Our bilateral relations with Russia are based on mutual trust, a time-tested and steadfast friendship. It is a unique and strategic partnership. We have annual political summits and regular dialogue through established mechanisms.
Apart from vibrant economic ties, our countries work closely in the areas of civil nuclear energy, defense, space, oil and natural gas, as well as science and technology. Our relations have a global significance and we consult closely in international fora including the UN Security Council and BRICS.
Meanwhile, as the two largest developing countries in the world, India’s relations with China transcend bilateral scope and have acquired regional and also global and strategic significance. Both countries view each other as partners and not as rivals or competitors.
India’s engagement with China is built on a foundation of peace. Our bilateral trade stands at $70 billion and we hope to increase this to $100 billion by 2015.
In a recent speech, President Bronisław Komorowski stressed the need for some reforms in the UN. India is trying to obtain permanent membership in the Security Council. What is your position on this issue?

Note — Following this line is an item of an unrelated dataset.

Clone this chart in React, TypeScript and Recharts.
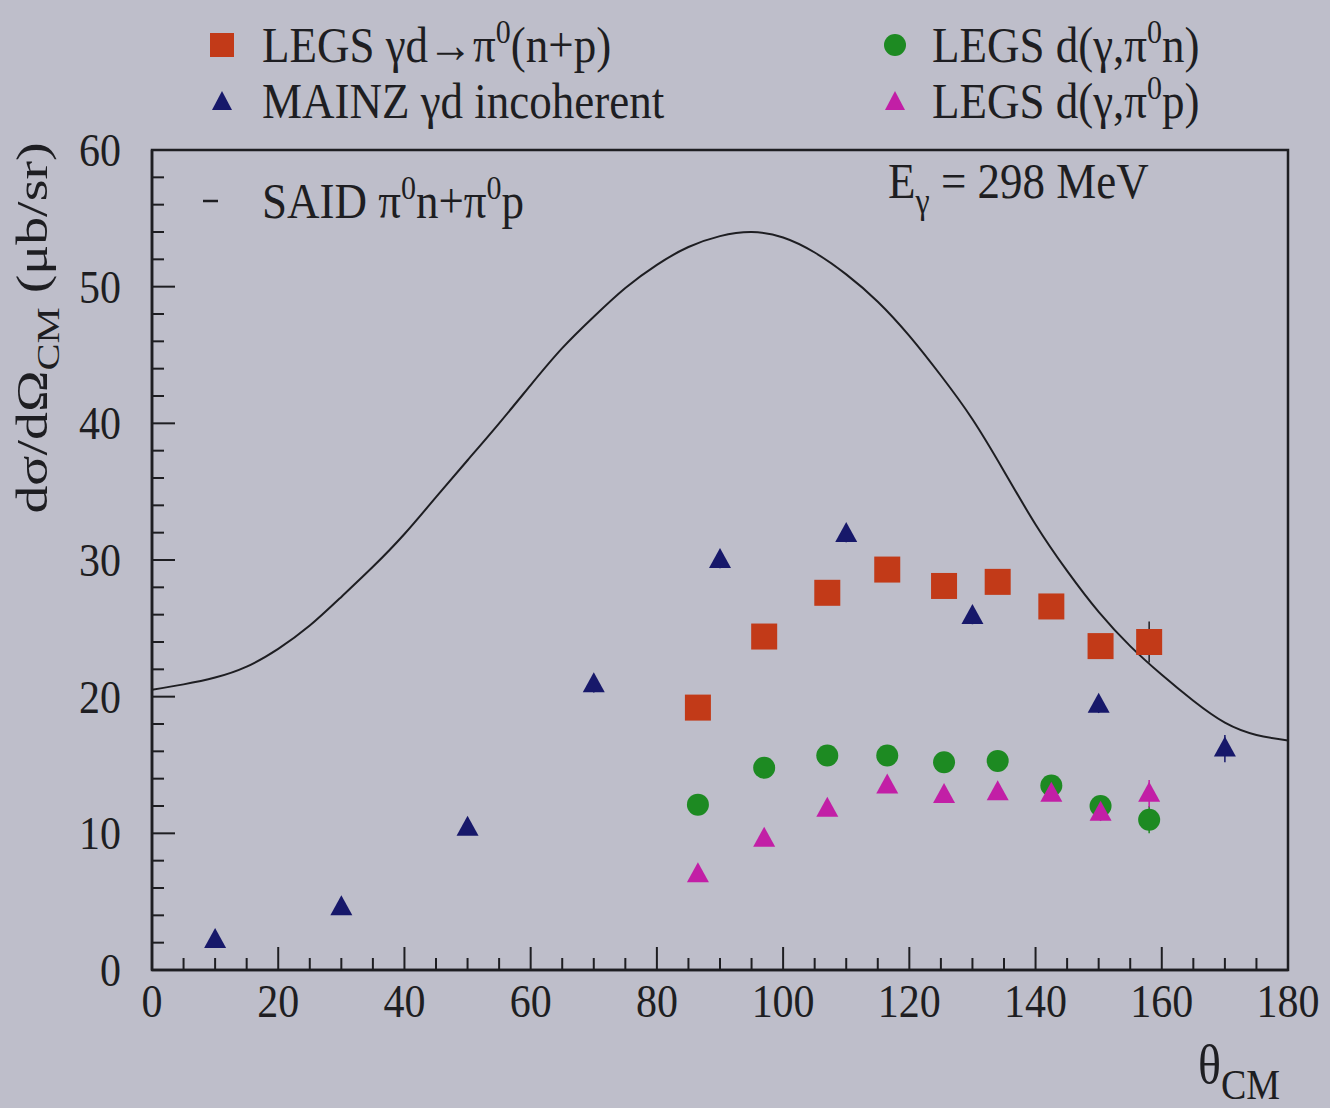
import { ComposedChart, Line, Scatter, XAxis, YAxis, ErrorBar, ReferenceArea } from "recharts";

// SAID pi0 n + pi0 p curve (theta_CM in deg, dsigma/dOmega in mub/sr)
const saidTheta = [0, 5, 10, 15, 20, 25, 30, 35, 40, 45, 50, 55, 60, 65, 70, 75, 80, 85, 90, 95, 100, 105, 110, 115, 120, 125, 130, 135, 140, 145, 150, 155, 160, 165, 170, 175, 180];
const saidXs = [20.5, 20.9, 21.4, 22.2, 23.5, 25.2, 27.3, 29.5, 31.9, 34.6, 37.3, 40.0, 42.8, 45.5, 47.8, 49.9, 51.6, 52.9, 53.7, 54.0, 53.6, 52.5, 50.9, 48.9, 46.4, 43.5, 40.3, 36.5, 32.6, 29.2, 26.2, 23.7, 21.6, 19.7, 18.1, 17.2, 16.8];

// MAINZ gamma d incoherent
const mainzTheta = [10, 30, 50, 70, 90, 110, 130, 150, 170];
const mainzXs = [2.2, 4.6, 10.4, 20.9, 30.0, 31.9, 25.9, 19.4, 16.2];
const mainzErr = [0.4, 0.4, 0.5, 0.6, 0.6, 0.6, 0.6, 0.6, 1.0];

// LEGS data
const legsTheta = [86.5, 97, 107, 116.5, 125.5, 134, 142.5, 150.3, 158];
const legsNP = [19.2, 24.4, 27.6, 29.3, 28.1, 28.4, 26.6, 23.7, 24.0];
const legsNPErr = [0.7, 0.7, 0.7, 0.7, 0.7, 0.7, 0.7, 0.8, 1.5];
const legsN = [12.1, 14.8, 15.7, 15.7, 15.2, 15.3, 13.5, 12.0, 11.0];
const legsNErr = [0.5, 0.5, 0.5, 0.5, 0.5, 0.5, 0.5, 0.6, 1.0];
const legsP = [7.0, 9.6, 11.8, 13.5, 12.8, 13.0, 12.9, 11.5, 12.9];
const legsPErr = [0.5, 0.5, 0.5, 0.5, 0.5, 0.5, 0.5, 0.6, 1.0];

// every 5 deg a tick, labelled every 20; every 2 units a tick, labelled every 10
const xTicks = [0, 5, 10, 15, 20, 25, 30, 35, 40, 45, 50, 55, 60, 65, 70, 75, 80, 85, 90, 95, 100, 105, 110, 115, 120, 125, 130, 135, 140, 145, 150, 155, 160, 165, 170, 175, 180];
const yTicks = [0, 2, 4, 6, 8, 10, 12, 14, 16, 18, 20, 22, 24, 26, 28, 30, 32, 34, 36, 38, 40, 42, 44, 46, 48, 50, 52, 54, 56, 58, 60];

const INK = "#1e1e22";
const BG = "#bebeca";
const RED = "#c23a18";
const BLUE = "#17186a";
const GREEN = "#1d8a22";
const MAGENTA = "#c21fa6";
const FONT = "'Liberation Serif', 'Times New Roman', serif";
const STRETCH = 1.13; // the scan is a bit taller than wide

const zip = (xs: number[], ys: number[], es?: number[]) =>
  xs.map((x, i) => ({ x, y: ys[i], err: es ? es[i] : 0 }));

const saidData = zip(saidTheta, saidXs);
const mainzData = zip(mainzTheta, mainzXs, mainzErr);
const npData = zip(legsTheta, legsNP, legsNPErr);
const nData = zip(legsTheta, legsN, legsNErr);
const pData = zip(legsTheta, legsP, legsPErr);

const square = (color: string) => (p: any) =>
  <rect x={p.cx - 13} y={p.cy - 13} width={26} height={26} fill={color} />;
const circle = (color: string) => (p: any) =>
  <circle cx={p.cx} cy={p.cy} r={11} fill={color} />;
const triangle = (color: string) => (p: any) =>
  <polygon points={`${p.cx},${p.cy - 12} ${p.cx + 11},${p.cy + 8} ${p.cx - 11},${p.cy + 8}`} fill={color} />;

const XTick = (p: any) => {
  const v = p.payload.value;
  const major = v % 20 === 0;
  return (
    <g>
      <line x1={p.x} x2={p.x} y1={p.y} y2={p.y - (major ? 23 : 12)} stroke={INK} strokeWidth={2} />
      {major && (
        <text transform={`translate(${p.x},${p.y + 47}) scale(1,${STRETCH})`} textAnchor="middle"
          fontSize={42} fontFamily={FONT} fill={INK}>{v}</text>
      )}
    </g>
  );
};

const YTick = (p: any) => {
  const v = p.payload.value;
  const major = v % 10 === 0;
  return (
    <g>
      <line x1={p.x} x2={p.x + (major ? 23 : 12)} y1={p.y} y2={p.y} stroke={INK} strokeWidth={2} />
      {major && (
        <text transform={`translate(${p.x - 31},${p.y + 16}) scale(1,${STRETCH})`} textAnchor="end"
          fontSize={42} fontFamily={FONT} fill={INK}>{v}</text>
      )}
    </g>
  );
};

// superscript zero, then the rest of the text back on the baseline
const sup0 = (after: string) => (
  <>
    <tspan dy={-17} fontSize={30}>0</tspan>
    <tspan dy={17}>{after}</tspan>
  </>
);

const T = ({ x, y, children, size = 45 }: { x: number; y: number; children: any; size?: number }) => (
  <text transform={`translate(${x},${y}) scale(1,${STRETCH})`} fontSize={size}>{children}</text>
);

function Overlay() {
  return (
    <svg width={1330} height={1108} style={{ position: "absolute", left: 0, top: 0, pointerEvents: "none" }}
      fontFamily={FONT} fill={INK}>
      {/* legend */}
      <rect x={210} y={33} width={24} height={24} fill={RED} />
      <T x={262} y={62}>LEGS γd→π{sup0("(n+p)")}</T>
      <polygon points="222,91 232,110 212,110" fill={BLUE} />
      <T x={262} y={118}>MAINZ γd incoherent</T>
      <circle cx={895} cy={45} r={11} fill={GREEN} />
      <T x={932} y={62}>LEGS d(γ,π{sup0("n)")}</T>
      <polygon points="895,91 905,110 885,110" fill={MAGENTA} />
      <T x={932} y={118}>LEGS d(γ,π{sup0("p)")}</T>

      {/* in-plot annotations */}
      <line x1={203} x2={218} y1={201} y2={201} stroke={INK} strokeWidth={2.5} />
      <T x={262} y={218}>SAID π{sup0("n+π")}{sup0("p")}</T>
      <T x={888} y={198}>
        E<tspan dy={13} fontSize={32}>γ</tspan><tspan dy={-13}> = 298 MeV</tspan>
      </T>

      {/* axis titles */}
      <T x={1198} y={1083} size={48}>
        θ<tspan dy={14} fontSize={38}>CM</tspan>
      </T>
      <text transform="translate(47,328) rotate(-90) scale(1.27,1)" textAnchor="middle" fontSize={44}>
        dσ/dΩ<tspan dy={12} fontSize={32}>CM</tspan><tspan dy={-12}> (μb/sr)</tspan>
      </text>
    </svg>
  );
}

export default function App() {
  return (
    <div style={{ position: "absolute", left: 0, top: 0, width: 1330, height: 1108, background: BG }}>
      <ComposedChart width={1330} height={1108} margin={{ top: 150, right: 42, bottom: 78, left: 72 }}>
        <XAxis type="number" dataKey="x" domain={[0, 180]} ticks={xTicks} interval={0} height={60}
          tickLine={false} tickSize={0} tickMargin={0} tick={<XTick />}
          axisLine={{ stroke: INK, strokeWidth: 2.5 }} allowDataOverflow />
        <YAxis type="number" dataKey="y" domain={[0, 60]} ticks={yTicks} interval={0} width={80}
          tickLine={false} tickSize={0} tickMargin={0} tick={<YTick />}
          axisLine={{ stroke: INK, strokeWidth: 2.5 }} allowDataOverflow />
        <ReferenceArea x1={0} x2={180} y1={0} y2={60} fill="none" stroke={INK} strokeWidth={2.5} ifOverflow="visible" />

        <Line data={saidData} dataKey="y" type="natural" stroke={INK} strokeWidth={2} dot={false}
          isAnimationActive={false} />
        <Scatter data={npData} dataKey="y" shape={square(RED)} isAnimationActive={false}>
          <ErrorBar dataKey="err" direction="y" width={0} stroke={INK} strokeWidth={1.5} />
        </Scatter>
        <Scatter data={mainzData} dataKey="y" shape={triangle(BLUE)} isAnimationActive={false}>
          <ErrorBar dataKey="err" direction="y" width={0} stroke={BLUE} strokeWidth={1.5} />
        </Scatter>
        <Scatter data={nData} dataKey="y" shape={circle(GREEN)} isAnimationActive={false}>
          <ErrorBar dataKey="err" direction="y" width={0} stroke={GREEN} strokeWidth={1.5} />
        </Scatter>
        <Scatter data={pData} dataKey="y" shape={triangle(MAGENTA)} isAnimationActive={false}>
          <ErrorBar dataKey="err" direction="y" width={0} stroke={MAGENTA} strokeWidth={1.5} />
        </Scatter>
      </ComposedChart>
      <Overlay />
    </div>
  );
}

The UN must evolve and adapt itself to a rapidly changing global reality to better serve the core needs of the world community. As a country which places great confidence in the UN’s capacity to contribute to international peace and security, India has a vital interest in making the UN more responsive to the needs of its member states.
As early as 1994, India announced that it was prepared to accept the responsibility of permanent membership in the UN Security Council. We think that its present form does not reflect international reality and that its membership should be expanded.
Our membership may be seen in the context of India being the largest democracy in the world, representing 1.25 billion people, one of the largest emerging economies in the world, a country with a history of ancient civilization and with a universal world view and respect for diversity and pluralism. We hope that long-delayed reforms of the United Nations will be undertaken as soon as possible.